§ DATASET ROWS:
···

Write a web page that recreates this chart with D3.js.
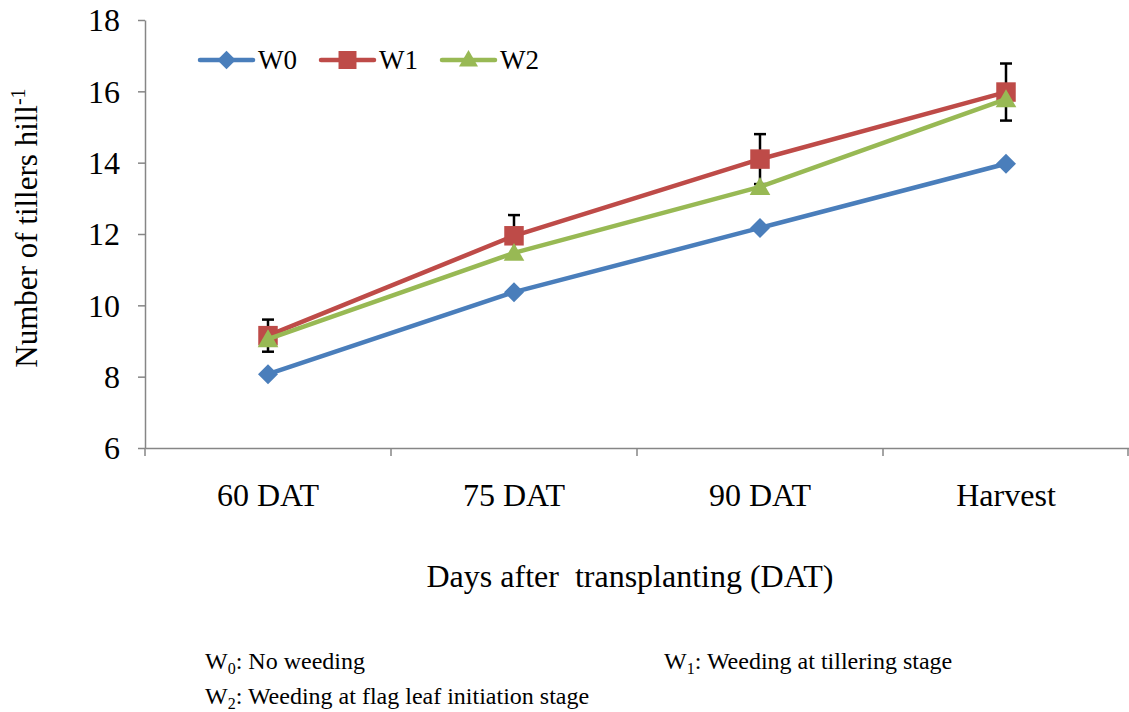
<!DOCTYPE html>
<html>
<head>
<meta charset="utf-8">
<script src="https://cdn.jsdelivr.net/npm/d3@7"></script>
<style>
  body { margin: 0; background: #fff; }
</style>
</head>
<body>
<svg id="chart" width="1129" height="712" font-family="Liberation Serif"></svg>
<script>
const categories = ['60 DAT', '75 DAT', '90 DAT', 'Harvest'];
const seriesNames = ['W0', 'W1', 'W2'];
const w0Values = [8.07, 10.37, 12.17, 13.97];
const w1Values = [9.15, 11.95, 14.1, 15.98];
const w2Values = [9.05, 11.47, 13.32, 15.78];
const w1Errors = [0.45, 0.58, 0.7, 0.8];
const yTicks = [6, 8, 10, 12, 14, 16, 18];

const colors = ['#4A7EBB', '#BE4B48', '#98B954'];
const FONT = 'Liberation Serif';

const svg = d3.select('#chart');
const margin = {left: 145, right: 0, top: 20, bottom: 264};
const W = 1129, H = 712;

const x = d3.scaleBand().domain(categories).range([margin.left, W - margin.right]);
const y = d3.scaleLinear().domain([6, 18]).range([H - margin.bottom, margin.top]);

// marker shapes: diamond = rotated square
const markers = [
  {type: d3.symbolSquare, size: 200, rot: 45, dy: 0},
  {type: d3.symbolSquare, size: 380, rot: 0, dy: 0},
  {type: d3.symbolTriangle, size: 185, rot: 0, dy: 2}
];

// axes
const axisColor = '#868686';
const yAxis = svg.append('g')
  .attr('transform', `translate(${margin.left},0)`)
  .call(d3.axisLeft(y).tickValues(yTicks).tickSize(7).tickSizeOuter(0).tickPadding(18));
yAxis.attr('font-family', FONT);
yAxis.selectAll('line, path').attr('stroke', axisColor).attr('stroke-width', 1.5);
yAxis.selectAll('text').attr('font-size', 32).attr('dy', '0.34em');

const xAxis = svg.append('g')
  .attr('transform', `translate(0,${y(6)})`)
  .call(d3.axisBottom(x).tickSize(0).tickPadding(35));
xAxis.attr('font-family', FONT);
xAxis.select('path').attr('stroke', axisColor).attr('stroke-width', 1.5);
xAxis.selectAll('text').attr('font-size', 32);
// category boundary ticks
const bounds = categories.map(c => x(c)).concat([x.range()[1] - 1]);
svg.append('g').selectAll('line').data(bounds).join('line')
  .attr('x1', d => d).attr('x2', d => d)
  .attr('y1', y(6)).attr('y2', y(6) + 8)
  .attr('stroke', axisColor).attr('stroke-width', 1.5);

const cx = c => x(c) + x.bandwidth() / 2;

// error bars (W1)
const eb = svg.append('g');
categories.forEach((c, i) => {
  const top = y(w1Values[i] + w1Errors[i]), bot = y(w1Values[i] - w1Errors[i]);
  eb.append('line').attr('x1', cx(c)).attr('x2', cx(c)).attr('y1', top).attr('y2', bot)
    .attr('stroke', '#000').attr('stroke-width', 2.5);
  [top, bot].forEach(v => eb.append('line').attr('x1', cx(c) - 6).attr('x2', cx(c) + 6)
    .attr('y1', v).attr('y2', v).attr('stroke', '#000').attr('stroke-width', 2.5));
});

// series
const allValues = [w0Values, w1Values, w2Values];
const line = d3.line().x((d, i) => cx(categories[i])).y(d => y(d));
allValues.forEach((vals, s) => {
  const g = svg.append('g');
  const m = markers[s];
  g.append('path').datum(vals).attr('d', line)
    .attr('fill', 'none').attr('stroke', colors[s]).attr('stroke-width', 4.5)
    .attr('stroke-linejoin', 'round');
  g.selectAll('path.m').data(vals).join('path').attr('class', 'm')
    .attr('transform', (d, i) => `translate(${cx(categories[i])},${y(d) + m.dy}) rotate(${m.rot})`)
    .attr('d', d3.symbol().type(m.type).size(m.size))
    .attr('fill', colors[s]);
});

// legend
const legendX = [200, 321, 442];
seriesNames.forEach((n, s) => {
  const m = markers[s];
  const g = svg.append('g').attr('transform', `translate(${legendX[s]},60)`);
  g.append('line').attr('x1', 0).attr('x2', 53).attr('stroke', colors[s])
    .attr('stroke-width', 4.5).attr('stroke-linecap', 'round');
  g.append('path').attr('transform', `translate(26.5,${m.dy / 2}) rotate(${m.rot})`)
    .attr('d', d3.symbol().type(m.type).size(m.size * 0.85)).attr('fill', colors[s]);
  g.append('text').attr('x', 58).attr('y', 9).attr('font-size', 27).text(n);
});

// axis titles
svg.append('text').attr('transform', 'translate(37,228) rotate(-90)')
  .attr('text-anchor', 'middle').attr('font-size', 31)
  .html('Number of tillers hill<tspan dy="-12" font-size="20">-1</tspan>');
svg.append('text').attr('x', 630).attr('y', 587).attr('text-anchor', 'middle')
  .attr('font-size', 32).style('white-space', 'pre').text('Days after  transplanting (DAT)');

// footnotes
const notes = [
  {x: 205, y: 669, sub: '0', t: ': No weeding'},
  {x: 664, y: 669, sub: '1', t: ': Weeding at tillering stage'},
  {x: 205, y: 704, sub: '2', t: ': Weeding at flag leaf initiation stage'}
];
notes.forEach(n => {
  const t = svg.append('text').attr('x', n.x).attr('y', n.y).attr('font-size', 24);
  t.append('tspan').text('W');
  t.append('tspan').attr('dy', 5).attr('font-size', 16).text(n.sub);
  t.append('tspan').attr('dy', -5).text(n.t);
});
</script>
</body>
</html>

···

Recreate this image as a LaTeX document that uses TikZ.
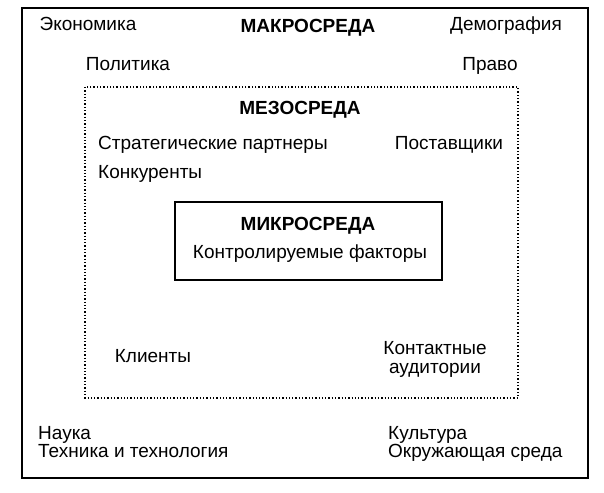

···

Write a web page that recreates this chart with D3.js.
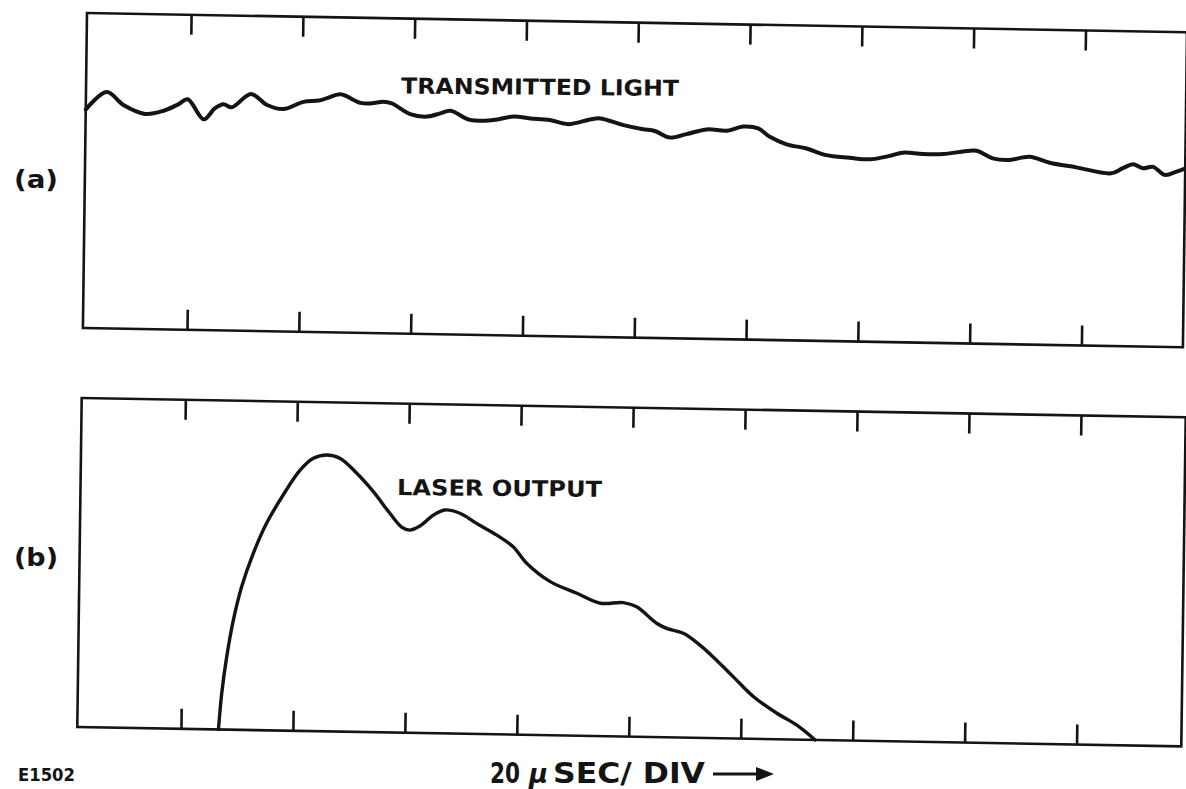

···

§ WHAT TO WORK ON: Look through the listing and extract every line with "chart" in it.

§ COMPLETE RESPONSE:
Write a web page that recreates this chart with D3.js.
<svg id="chart" width="1129" height="712" font-family="Liberation Serif"></svg>
const svg = d3.select('#chart');
Write a web page that recreates this chart with D3.js.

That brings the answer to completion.